◆ WHAT YOU WILL DO ◆
Transcribe each line of the material as it is, and drop any picture.
------ DATA PROVIDED ------
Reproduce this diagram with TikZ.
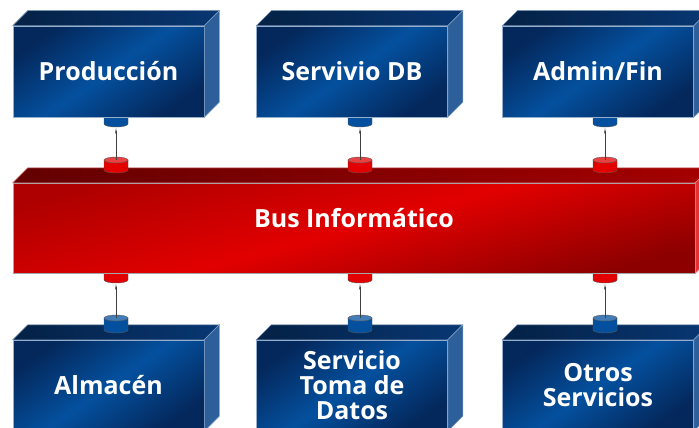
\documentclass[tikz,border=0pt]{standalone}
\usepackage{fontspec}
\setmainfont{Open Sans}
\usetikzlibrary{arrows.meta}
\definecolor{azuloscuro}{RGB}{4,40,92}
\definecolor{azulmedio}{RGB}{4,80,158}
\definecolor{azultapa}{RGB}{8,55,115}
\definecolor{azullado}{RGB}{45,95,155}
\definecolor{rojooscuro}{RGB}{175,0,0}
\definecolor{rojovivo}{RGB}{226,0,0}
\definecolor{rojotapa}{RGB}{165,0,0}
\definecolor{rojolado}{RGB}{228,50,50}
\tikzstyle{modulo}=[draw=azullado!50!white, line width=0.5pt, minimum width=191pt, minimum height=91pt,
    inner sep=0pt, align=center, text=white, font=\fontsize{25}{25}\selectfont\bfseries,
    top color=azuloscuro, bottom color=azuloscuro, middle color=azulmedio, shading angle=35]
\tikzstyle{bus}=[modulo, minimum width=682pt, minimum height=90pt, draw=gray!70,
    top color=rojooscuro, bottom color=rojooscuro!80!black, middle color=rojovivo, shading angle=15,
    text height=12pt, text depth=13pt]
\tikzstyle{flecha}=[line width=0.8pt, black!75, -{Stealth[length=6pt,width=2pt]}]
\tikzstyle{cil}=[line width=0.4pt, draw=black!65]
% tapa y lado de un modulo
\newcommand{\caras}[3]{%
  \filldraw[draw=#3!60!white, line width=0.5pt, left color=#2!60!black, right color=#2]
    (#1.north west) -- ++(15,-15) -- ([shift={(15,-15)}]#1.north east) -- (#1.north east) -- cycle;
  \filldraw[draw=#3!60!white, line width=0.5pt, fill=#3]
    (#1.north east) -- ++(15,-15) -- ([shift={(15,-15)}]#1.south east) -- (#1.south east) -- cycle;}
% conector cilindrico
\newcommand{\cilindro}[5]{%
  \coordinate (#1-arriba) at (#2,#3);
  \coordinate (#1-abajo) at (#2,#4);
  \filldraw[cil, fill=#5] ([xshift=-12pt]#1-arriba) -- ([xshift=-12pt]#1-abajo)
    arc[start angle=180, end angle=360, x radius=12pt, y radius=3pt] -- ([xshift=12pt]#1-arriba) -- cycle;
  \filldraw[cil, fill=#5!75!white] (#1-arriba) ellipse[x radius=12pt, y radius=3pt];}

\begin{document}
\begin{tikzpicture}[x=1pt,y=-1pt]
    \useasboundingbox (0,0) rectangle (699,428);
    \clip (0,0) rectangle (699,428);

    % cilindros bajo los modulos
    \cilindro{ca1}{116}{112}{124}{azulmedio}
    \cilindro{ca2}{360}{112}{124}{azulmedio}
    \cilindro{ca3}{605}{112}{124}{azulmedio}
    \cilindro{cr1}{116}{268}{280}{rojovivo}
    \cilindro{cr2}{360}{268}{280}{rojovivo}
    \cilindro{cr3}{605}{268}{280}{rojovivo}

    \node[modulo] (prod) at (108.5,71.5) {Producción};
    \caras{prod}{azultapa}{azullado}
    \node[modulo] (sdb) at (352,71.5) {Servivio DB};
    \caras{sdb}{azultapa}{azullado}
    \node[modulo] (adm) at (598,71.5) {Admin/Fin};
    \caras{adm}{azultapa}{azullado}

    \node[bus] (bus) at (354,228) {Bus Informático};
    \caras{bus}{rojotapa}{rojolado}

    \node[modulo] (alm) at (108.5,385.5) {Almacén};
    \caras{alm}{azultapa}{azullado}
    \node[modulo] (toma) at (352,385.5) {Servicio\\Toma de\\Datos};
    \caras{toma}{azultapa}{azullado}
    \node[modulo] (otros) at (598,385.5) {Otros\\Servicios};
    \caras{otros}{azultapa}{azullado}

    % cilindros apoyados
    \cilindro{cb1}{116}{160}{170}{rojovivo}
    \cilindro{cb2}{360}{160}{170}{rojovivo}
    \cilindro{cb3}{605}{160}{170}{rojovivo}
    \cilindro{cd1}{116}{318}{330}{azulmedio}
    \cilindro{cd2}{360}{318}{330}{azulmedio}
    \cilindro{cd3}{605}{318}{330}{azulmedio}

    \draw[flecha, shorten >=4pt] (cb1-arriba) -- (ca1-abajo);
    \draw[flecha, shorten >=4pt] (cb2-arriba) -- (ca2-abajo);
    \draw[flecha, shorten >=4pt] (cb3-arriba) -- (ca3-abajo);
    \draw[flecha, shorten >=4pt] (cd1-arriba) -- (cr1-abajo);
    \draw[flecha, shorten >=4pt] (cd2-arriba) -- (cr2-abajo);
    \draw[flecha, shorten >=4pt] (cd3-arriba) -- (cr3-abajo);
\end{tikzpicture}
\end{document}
------
◆ COMPLETED EXERCISE ◆
Reproduce this diagram with TikZ.
\documentclass[tikz,border=0pt]{standalone}
\usepackage{fontspec}
\setmainfont{Open Sans}
\usetikzlibrary{arrows.meta}
\definecolor{azuloscuro}{RGB}{4,40,92}
\definecolor{azulmedio}{RGB}{4,80,158}
\definecolor{azultapa}{RGB}{8,55,115}
\definecolor{azullado}{RGB}{45,95,155}
\definecolor{rojooscuro}{RGB}{175,0,0}
\definecolor{rojovivo}{RGB}{226,0,0}
\definecolor{rojotapa}{RGB}{165,0,0}
\definecolor{rojolado}{RGB}{228,50,50}
\tikzstyle{modulo}=[draw=azullado!50!white, line width=0.5pt, minimum width=191pt, minimum height=91pt,
    inner sep=0pt, align=center, text=white, font=\fontsize{25}{25}\selectfont\bfseries,
    top color=azuloscuro, bottom color=azuloscuro, middle color=azulmedio, shading angle=35]
\tikzstyle{bus}=[modulo, minimum width=682pt, minimum height=90pt, draw=gray!70,
    top color=rojooscuro, bottom color=rojooscuro!80!black, middle color=rojovivo, shading angle=15,
    text height=12pt, text depth=13pt]
\tikzstyle{flecha}=[line width=0.8pt, black!75, -{Stealth[length=6pt,width=2pt]}]
\tikzstyle{cil}=[line width=0.4pt, draw=black!65]
% tapa y lado de un modulo
\newcommand{\caras}[3]{%
  \filldraw[draw=#3!60!white, line width=0.5pt, left color=#2!60!black, right color=#2]
    (#1.north west) -- ++(15,-15) -- ([shift={(15,-15)}]#1.north east) -- (#1.north east) -- cycle;
  \filldraw[draw=#3!60!white, line width=0.5pt, fill=#3]
    (#1.north east) -- ++(15,-15) -- ([shift={(15,-15)}]#1.south east) -- (#1.south east) -- cycle;}
% conector cilindrico
\newcommand{\cilindro}[5]{%
  \coordinate (#1-arriba) at (#2,#3);
  \coordinate (#1-abajo) at (#2,#4);
  \filldraw[cil, fill=#5] ([xshift=-12pt]#1-arriba) -- ([xshift=-12pt]#1-abajo)
    arc[start angle=180, end angle=360, x radius=12pt, y radius=3pt] -- ([xshift=12pt]#1-arriba) -- cycle;
  \filldraw[cil, fill=#5!75!white] (#1-arriba) ellipse[x radius=12pt, y radius=3pt];}

\begin{document}
\begin{tikzpicture}[x=1pt,y=-1pt]
    \useasboundingbox (0,0) rectangle (699,428);
    \clip (0,0) rectangle (699,428);

    % cilindros bajo los modulos
    \cilindro{ca1}{116}{112}{124}{azulmedio}
    \cilindro{ca2}{360}{112}{124}{azulmedio}
    \cilindro{ca3}{605}{112}{124}{azulmedio}
    \cilindro{cr1}{116}{268}{280}{rojovivo}
    \cilindro{cr2}{360}{268}{280}{rojovivo}
    \cilindro{cr3}{605}{268}{280}{rojovivo}

    \node[modulo] (prod) at (108.5,71.5) {Producción};
    \caras{prod}{azultapa}{azullado}
    \node[modulo] (sdb) at (352,71.5) {Servivio DB};
    \caras{sdb}{azultapa}{azullado}
    \node[modulo] (adm) at (598,71.5) {Admin/Fin};
    \caras{adm}{azultapa}{azullado}

    \node[bus] (bus) at (354,228) {Bus Informático};
    \caras{bus}{rojotapa}{rojolado}

    \node[modulo] (alm) at (108.5,385.5) {Almacén};
    \caras{alm}{azultapa}{azullado}
    \node[modulo] (toma) at (352,385.5) {Servicio\\Toma de\\Datos};
    \caras{toma}{azultapa}{azullado}
    \node[modulo] (otros) at (598,385.5) {Otros\\Servicios};
    \caras{otros}{azultapa}{azullado}

    % cilindros apoyados
    \cilindro{cb1}{116}{160}{170}{rojovivo}
    \cilindro{cb2}{360}{160}{170}{rojovivo}
    \cilindro{cb3}{605}{160}{170}{rojovivo}
    \cilindro{cd1}{116}{318}{330}{azulmedio}
    \cilindro{cd2}{360}{318}{330}{azulmedio}
    \cilindro{cd3}{605}{318}{330}{azulmedio}

    \draw[flecha, shorten >=4pt] (cb1-arriba) -- (ca1-abajo);
    \draw[flecha, shorten >=4pt] (cb2-arriba) -- (ca2-abajo);
    \draw[flecha, shorten >=4pt] (cb3-arriba) -- (ca3-abajo);
    \draw[flecha, shorten >=4pt] (cd1-arriba) -- (cr1-abajo);
    \draw[flecha, shorten >=4pt] (cd2-arriba) -- (cr2-abajo);
    \draw[flecha, shorten >=4pt] (cd3-arriba) -- (cr3-abajo);
\end{tikzpicture}
\end{document}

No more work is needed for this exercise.